Sourdough Pancakes (for one *greedy* portion)
What you need:
- 1 egg (free range; preferable)
- 1 heaped tbsp of active sourdough starter
- 1/4 cup of milk (any type, I used soya)
- 1 tbsp self-raising flour (white or wheat)
- 1 tbsp grain flour (use your grain of choice- I used spelt and buckwheat)
- 2 bowls
- electric whisk
- fork or hand whisk
- frying pan
- table spoon
- oil of choice for frying (I use coconut oil)
What to do:
- Separate the egg yolk and white into 2 bowls.
- With an electric whisk, beat the white until fluffy and the mixer creates lines in the foam.
3. To the bowl with the yolk, add the sourdough starter, milk and flours.

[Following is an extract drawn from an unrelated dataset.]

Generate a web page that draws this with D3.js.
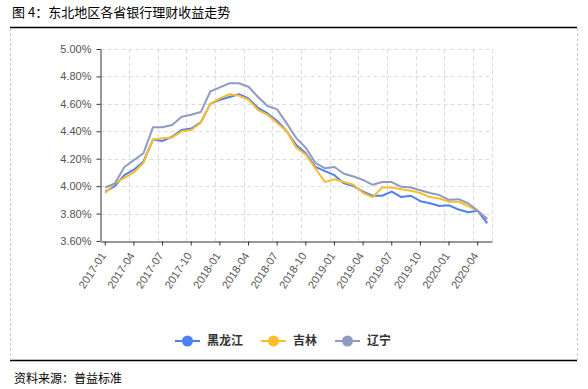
<!DOCTYPE html>
<html>
<meta charset="utf-8">
<head>
<script src="https://cdnjs.cloudflare.com/ajax/libs/d3/7.8.5/d3.min.js"></script>
</head>
<style>
body { margin: 0; background: #fff; font-family: "Noto Sans", "Noto Sans CJK SC", sans-serif; }
.grid line { stroke: #dcdcdc; stroke-dasharray: 4,3; }
.axis .domain { stroke: #333; }
.axis .tick line { stroke: #333; }
.axis .tick text { fill: #555; font-size: 11px; }
</style>
<body>
<svg id="canvas"></svg>
<script>
// months 2017-01 .. 2020-05
var months = [];
for (var yr = 2017; yr <= 2020; yr++) {
    for (var m = 1; m <= 12; m++) {
        if (yr === 2020 && m > 5) break;
        months.push(yr + "-" + (m < 10 ? "0" + m : m));
    }
}
var seriesNames = ["黑龙江", "吉林", "辽宁"];
var colors = ["#4e80f3", "#fcbd2c", "#8f9cc2"];
// yields in %
var heilongjiang = [3.96, 4.00, 4.08, 4.12, 4.18, 4.34, 4.33, 4.36, 4.41, 4.42, 4.465, 4.60, 4.63, 4.65, 4.67,
                    4.64, 4.57, 4.53, 4.475, 4.40, 4.30, 4.24, 4.14, 4.11, 4.08, 4.02, 4.00, 3.96, 3.93, 3.93,
                    3.96, 3.92, 3.93, 3.89, 3.875, 3.855, 3.86, 3.83, 3.81, 3.82, 3.73];
var jilin = [3.95, 4.02, 4.06, 4.10, 4.17, 4.34, 4.35, 4.355, 4.40, 4.41, 4.46, 4.60, 4.64, 4.67, 4.66,
             4.63, 4.555, 4.52, 4.46, 4.40, 4.28, 4.23, 4.13, 4.03, 4.05, 4.03, 4.01, 3.95, 3.92, 3.99,
             3.99, 3.977, 3.967, 3.95, 3.92, 3.91, 3.886, 3.886, 3.855, 3.82, 3.76];
var liaoning = [3.99, 4.02, 4.14, 4.19, 4.24, 4.43, 4.43, 4.446, 4.506, 4.52, 4.54, 4.69, 4.72, 4.75, 4.75,
                4.725, 4.65, 4.584, 4.56, 4.458, 4.35, 4.28, 4.17, 4.13, 4.14, 4.09, 4.07, 4.045, 4.01, 4.03,
                4.03, 3.995, 3.99, 3.97, 3.95, 3.935, 3.90, 3.905, 3.875, 3.82, 3.76];
var yTicks = [3.6, 3.8, 4.0, 4.2, 4.4, 4.6, 4.8, 5.0];

var W = 588, H = 389;
var plotLeft = 100.5, plotRight = 492, plotTop = 49, plotBottom = 241;

var svg = d3.select("#canvas").attr("width", W).attr("height", H);

// title and frame
svg.append("text").attr("x", 12).attr("y", 17)
   .style("font-family", "'Noto Sans CJK SC'").style("font-size", "13px").style("fill", "#000")
   .text("图 4：东北地区各省银行理财收益走势");
svg.append("line").attr("x1", 10).attr("x2", 577).attr("y1", 27.5).attr("y2", 27.5)
   .style("stroke", "#000").style("stroke-width", 1.5);
svg.append("line").attr("x1", 10).attr("x2", 577).attr("y1", 360.5).attr("y2", 360.5)
   .style("stroke", "#000").style("stroke-width", 1.5);
[10.5, 577.5].forEach(function(xv) {
    svg.append("line").attr("x1", xv).attr("x2", xv).attr("y1", 28).attr("y2", 360)
       .style("stroke", "#c8c8c8").style("stroke-dasharray", "3,2");
});
svg.append("text").attr("x", 14).attr("y", 383)
   .style("font-family", "'Noto Sans CJK SC'").style("font-size", "12px").style("fill", "#000")
   .text("资料来源：普益标准");

var x = d3.scaleBand().domain(months).range([plotLeft, plotRight]).paddingInner(0).paddingOuter(0);
var yScale = d3.scaleLinear().domain([3.6, 5.0]).range([plotBottom, plotTop]);

// grid
var grid = svg.append("g").classed("grid", true);
grid.selectAll(".h").data(yTicks.slice(1)).enter().append("line")
    .attr("x1", plotLeft).attr("x2", plotRight)
    .attr("y1", function(d) { return Math.round(yScale(d)) + 0.5; })
    .attr("y2", function(d) { return Math.round(yScale(d)) + 0.5; });
var vIdx = d3.range(3, months.length, 3).concat([months.length]);
grid.selectAll(".v").data(vIdx).enter().append("line")
    .attr("x1", function(i) { return Math.round(plotLeft + i * x.bandwidth()) + 0.5; })
    .attr("x2", function(i) { return Math.round(plotLeft + i * x.bandwidth()) + 0.5; })
    .attr("y1", plotTop).attr("y2", plotBottom);

// axes
var yAxis = d3.axisLeft(yScale).tickValues(yTicks).tickSize(4).tickPadding(5)
    .tickFormat(function(d) { return d.toFixed(2) + "%"; });
svg.append("g").classed("axis", true).attr("transform", "translate(" + plotLeft + ",0)").call(yAxis)
   .call(function(g) { g.select(".domain").attr("d", "M0.5," + plotTop + "V" + plotBottom); });

var xAxis = d3.axisBottom(x).tickValues(months.filter(function(d, i) { return i % 3 === 0; }))
    .tickSize(4).tickSizeOuter(0).tickPadding(4);
var xg = svg.append("g").classed("axis", true).attr("transform", "translate(0," + (plotBottom + 0.5) + ")").call(xAxis);
xg.selectAll(".tick text")
  .attr("text-anchor", "end").attr("dy", "0.35em")
  .attr("transform", "translate(-2,12) rotate(-57)")
  .attr("y", 0).attr("x", 0);

// lines
var allSeries = [heilongjiang, jilin, liaoning];
var line = d3.line()
    .x(function(d, i) { return x(months[i]) + x.bandwidth() / 2; })
    .y(function(d) { return yScale(d); });
allSeries.forEach(function(s, k) {
    svg.append("path").datum(s).attr("d", line)
       .style("fill", "none").style("stroke", colors[k]).style("stroke-width", 2)
       .style("stroke-linejoin", "round");
});

// legend
var legend = svg.append("g");
var lx = 0;
seriesNames.forEach(function(name, k) {
    var g = legend.append("g").attr("transform", "translate(" + lx + ",0)");
    g.append("line").attr("x1", 0).attr("x2", 25).attr("y1", 0).attr("y2", 0)
     .style("stroke", colors[k]).style("stroke-width", 2);
    g.append("circle").attr("cx", 12.5).attr("cy", 0).attr("r", 5.5).style("fill", colors[k]);
    var t = g.append("text").attr("x", 32).attr("y", 4)
     .style("font-family", "'Noto Sans CJK SC'").style("font-size", "12px").style("font-weight", "bold")
     .style("fill", "#333").text(name);
    lx += 32 + t.node().getComputedTextLength() + 18;
});
lx -= 18;
legend.attr("transform", "translate(" + (283 - lx / 2) + ",341)");
</script>
</body>
</html>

4. Use a whisk or fork to mix well until no lumps
5. With the spatula, lift some of the beaten egg white and gently fold into the batter, using a chopping motion to incorporate it as smaller lumps.
6. Once incorporated, get the oil melted in a hot frying pan and make 3 pancakes with the batter.
7. Allow time for the pancakes to start to bubble, and change colour from shiny pale, to matt beige. Then it’s flip time!
8. Once flipped, cook the pancakes until golden on the other side.
Get your toppings ready…
I made the recipe for savoury pancakes using buckwheat flour, served with avocado, spring onion & lime mash, smokey baked beans, crispy smoked bacon and a poached egg.
Dessert option was made adding 1/2 tsp vanilla extract and cinnamon into the batter, then popping in some sliced banana when cooking in the pan.
I served mine with chocolate espresso coconut cream sauce (leftover from some cake-making), and roasted almonds to top.
Be as creative as you like!
Pancake day is all about having fun. If all you want is some butter and lemon juice, go ahead. Slap it with Nutella. Get out the smoked salmon and ricotta. Eat until you’re stuffed.
Until next year…or weekend. Because pancakes are for anytime, anyday.